As the NFL lockout continues to remain in place, time is becoming a factor. The news over the last couple of weeks has been better than it ever has in this lost offseason, but as of now, we have no deal in place. While we have a shred of optimism that the NFL players and owners will come together to make sure we don't miss any of the regualr season, certain offseason events are in peril. Namely training camps and preseason games.
Even if a deal was to be reached in principle this week or next, that wouldn't be the end of the lockout. The NFL owner's lead negotiator, Jeff Pash, made it clear that the lockout couldn't be lifted officially until all of the legal hurdles were cleared.
Goodell and lead counsel Jeff Pash made it clear that an agreement must be in place, with no unresolved items, before the league allows clubs to participate in free agency. In essence, that means a lag time between a handshake agreement and something formal, though it's unclear how much time would be involved.
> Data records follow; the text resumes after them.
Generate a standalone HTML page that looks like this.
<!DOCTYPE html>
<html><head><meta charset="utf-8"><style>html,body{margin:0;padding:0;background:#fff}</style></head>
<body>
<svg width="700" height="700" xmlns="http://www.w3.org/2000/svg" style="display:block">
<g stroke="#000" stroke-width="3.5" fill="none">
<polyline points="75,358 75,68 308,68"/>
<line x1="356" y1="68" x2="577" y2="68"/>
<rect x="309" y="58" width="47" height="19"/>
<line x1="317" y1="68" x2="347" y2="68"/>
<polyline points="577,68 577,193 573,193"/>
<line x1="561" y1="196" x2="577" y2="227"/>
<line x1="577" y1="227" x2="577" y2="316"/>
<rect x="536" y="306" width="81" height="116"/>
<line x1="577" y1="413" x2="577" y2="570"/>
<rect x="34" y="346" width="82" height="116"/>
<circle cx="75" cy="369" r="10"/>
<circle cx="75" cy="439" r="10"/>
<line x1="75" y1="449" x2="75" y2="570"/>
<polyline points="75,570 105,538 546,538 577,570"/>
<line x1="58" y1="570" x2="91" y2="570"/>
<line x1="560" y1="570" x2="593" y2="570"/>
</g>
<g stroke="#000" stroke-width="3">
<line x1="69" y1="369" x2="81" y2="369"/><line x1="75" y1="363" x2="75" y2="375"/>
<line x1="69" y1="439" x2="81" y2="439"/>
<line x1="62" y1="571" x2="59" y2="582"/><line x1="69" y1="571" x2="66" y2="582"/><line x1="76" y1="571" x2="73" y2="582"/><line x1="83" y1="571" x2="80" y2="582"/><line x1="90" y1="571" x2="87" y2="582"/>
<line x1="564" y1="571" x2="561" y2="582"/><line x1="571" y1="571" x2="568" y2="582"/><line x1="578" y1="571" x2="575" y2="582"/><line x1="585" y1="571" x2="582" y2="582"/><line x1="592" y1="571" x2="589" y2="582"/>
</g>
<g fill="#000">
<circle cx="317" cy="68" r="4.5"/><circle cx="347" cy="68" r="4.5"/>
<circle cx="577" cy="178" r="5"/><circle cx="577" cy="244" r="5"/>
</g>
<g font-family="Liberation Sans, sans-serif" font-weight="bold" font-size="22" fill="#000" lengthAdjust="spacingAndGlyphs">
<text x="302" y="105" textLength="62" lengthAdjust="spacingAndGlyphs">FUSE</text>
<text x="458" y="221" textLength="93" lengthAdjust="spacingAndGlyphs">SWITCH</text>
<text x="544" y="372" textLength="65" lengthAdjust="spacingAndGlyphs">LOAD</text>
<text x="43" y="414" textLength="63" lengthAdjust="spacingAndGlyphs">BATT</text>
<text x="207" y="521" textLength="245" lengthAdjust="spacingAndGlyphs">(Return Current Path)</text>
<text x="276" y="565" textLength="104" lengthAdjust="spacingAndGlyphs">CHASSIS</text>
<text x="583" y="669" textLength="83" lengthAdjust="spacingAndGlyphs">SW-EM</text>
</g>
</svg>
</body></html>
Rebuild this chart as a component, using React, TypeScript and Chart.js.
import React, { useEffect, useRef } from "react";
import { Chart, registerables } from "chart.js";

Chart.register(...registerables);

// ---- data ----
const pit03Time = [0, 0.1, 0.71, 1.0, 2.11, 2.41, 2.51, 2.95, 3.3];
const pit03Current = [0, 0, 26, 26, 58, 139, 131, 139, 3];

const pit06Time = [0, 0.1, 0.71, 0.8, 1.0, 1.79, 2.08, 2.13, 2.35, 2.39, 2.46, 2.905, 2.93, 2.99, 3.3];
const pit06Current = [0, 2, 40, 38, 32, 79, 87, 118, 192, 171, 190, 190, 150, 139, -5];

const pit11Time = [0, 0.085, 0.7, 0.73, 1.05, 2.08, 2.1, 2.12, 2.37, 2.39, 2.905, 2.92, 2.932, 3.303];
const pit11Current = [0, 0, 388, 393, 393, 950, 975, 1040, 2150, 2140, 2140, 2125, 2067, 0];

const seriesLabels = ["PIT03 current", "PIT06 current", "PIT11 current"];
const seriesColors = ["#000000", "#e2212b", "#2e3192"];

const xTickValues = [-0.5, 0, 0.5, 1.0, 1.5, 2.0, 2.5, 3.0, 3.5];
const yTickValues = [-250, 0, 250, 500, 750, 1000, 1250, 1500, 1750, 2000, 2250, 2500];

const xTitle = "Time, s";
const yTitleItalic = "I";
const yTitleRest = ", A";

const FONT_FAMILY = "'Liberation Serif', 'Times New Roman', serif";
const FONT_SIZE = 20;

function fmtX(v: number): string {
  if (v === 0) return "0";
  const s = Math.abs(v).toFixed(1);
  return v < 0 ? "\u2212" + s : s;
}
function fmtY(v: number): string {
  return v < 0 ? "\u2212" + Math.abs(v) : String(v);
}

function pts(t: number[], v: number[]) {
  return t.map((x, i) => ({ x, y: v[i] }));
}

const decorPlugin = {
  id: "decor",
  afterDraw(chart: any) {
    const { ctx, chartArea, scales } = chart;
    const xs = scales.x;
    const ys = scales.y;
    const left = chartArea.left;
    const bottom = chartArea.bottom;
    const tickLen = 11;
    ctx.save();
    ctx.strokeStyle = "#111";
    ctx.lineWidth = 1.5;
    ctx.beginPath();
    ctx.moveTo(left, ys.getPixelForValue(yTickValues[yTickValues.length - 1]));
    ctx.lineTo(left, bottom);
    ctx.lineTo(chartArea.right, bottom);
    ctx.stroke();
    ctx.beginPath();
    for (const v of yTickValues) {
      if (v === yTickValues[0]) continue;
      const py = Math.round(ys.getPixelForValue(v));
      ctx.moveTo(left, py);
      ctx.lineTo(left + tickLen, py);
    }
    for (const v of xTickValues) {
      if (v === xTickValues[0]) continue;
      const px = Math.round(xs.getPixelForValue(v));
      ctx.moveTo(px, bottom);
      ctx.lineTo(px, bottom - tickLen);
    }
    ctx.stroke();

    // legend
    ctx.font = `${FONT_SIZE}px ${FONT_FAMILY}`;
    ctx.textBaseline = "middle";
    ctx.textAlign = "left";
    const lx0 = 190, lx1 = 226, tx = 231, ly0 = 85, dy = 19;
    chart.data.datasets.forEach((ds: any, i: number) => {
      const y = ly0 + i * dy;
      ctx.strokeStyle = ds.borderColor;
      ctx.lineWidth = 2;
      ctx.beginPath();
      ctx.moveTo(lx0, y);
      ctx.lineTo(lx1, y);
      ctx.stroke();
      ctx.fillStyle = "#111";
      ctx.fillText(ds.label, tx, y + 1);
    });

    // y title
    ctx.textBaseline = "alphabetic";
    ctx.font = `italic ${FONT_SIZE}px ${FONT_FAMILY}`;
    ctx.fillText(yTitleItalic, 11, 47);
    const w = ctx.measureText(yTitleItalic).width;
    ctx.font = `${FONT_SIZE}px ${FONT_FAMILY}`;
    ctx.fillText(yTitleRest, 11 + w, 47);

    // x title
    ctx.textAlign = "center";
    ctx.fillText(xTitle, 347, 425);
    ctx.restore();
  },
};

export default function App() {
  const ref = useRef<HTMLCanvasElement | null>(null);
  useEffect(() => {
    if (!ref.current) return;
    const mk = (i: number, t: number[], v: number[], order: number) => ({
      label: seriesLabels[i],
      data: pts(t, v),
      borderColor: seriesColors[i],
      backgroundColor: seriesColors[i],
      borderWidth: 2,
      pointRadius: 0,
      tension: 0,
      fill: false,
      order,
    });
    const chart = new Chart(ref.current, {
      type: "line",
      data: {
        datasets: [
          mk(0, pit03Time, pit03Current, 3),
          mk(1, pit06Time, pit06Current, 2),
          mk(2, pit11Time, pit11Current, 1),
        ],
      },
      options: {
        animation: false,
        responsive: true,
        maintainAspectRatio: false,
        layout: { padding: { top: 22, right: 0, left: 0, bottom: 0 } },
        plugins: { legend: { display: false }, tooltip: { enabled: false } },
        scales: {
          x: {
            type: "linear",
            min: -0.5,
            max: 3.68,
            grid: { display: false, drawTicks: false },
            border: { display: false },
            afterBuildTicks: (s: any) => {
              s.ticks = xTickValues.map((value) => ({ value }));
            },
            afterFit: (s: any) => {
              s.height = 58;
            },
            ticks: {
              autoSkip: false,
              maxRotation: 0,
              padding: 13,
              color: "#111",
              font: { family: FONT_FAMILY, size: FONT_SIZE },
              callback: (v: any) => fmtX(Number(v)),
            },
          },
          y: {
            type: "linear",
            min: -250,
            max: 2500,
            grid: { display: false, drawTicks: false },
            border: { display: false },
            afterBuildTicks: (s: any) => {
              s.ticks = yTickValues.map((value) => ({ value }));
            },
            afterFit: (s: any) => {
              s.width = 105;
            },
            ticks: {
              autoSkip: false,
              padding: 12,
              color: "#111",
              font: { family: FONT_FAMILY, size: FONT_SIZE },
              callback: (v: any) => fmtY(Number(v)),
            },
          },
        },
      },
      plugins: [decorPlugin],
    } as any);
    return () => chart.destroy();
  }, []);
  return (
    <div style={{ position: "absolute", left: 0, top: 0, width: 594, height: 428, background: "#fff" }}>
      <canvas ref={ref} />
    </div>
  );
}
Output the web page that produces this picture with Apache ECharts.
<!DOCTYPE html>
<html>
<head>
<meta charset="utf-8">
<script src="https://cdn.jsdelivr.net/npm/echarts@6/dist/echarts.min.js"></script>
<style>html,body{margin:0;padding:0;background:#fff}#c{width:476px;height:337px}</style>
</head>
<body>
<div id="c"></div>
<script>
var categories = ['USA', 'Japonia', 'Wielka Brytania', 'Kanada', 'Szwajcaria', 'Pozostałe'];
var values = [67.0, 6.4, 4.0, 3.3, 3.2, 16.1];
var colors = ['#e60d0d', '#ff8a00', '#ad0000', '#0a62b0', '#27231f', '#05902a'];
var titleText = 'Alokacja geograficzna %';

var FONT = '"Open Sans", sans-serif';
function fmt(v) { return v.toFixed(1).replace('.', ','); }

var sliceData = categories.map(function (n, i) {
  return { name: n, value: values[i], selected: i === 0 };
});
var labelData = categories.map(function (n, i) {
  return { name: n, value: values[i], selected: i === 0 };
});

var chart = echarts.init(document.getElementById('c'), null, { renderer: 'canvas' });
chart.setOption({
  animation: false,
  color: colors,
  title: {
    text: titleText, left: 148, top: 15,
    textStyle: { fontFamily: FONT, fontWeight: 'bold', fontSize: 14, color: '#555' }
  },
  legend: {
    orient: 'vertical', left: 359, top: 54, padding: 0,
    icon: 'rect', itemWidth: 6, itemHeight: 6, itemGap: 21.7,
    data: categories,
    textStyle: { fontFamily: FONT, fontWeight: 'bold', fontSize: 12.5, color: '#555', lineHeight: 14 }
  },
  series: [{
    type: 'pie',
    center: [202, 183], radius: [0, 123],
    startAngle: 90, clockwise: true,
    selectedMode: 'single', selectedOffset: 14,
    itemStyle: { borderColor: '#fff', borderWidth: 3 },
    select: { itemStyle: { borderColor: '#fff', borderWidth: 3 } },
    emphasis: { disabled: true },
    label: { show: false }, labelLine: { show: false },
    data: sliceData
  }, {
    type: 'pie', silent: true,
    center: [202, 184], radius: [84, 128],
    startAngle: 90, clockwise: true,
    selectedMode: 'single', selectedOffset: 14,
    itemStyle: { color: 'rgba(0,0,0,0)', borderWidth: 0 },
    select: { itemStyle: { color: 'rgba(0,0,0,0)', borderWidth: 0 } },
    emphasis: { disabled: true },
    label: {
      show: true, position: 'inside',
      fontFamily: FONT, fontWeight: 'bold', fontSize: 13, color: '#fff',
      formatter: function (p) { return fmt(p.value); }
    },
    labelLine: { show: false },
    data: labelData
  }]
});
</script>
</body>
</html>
"We would have to make sure the documents were fully drafted and approved," said Pash, "then both parties would have to ratify the agreement. We would have to do it, and the players would have to do it. There is some litigation that has to be dealt with, and so we would have to go before the various courts, and that would obviously (have to happen) on a quickened basis, as the court would hear us and have those lawsuits disposed of and resolved. Then we could open up."
As the calendar makes its way toward July, the timetables are becoming very tight. Even if a deal in principle is reached soon, by reading the statement above, it becomes obvious that there will still be weeks worth of work to do, at minimum, before things begin to operate as normal.
And that kind of timeline takes us right up to, and possibly into, training camp. The Cowboys have asked the Alamodome in San Antonio to hold three weeks open for training camp starting with July 25th. Based on what we know, that date is in peril. And the Cowboys have now acknowledged it.
A Dallas Cowboys spokesperson left the door open to the team spending training camp at its practice facility in Irving rather than in San Antonio, saying in an email that "nothing has been finalized regarding our plans for camp at this point."
Rich Dalrymple, the Cowboys' vice president for public relations/communications, declined further comment Monday regarding the team's contingency plans for camp should the NFL lockout continue well into July.
I've been thinking this could be a possibility for a while now. If the teams are forced to have a compacted training camp schedule, and deal with free agency simultaneously, they might want to forgo the issues that come with the entire team traveling out of town. Just one more thing this NFL lockout could rob the fans of, a chance to watch the Cowboys practice for a few weeks.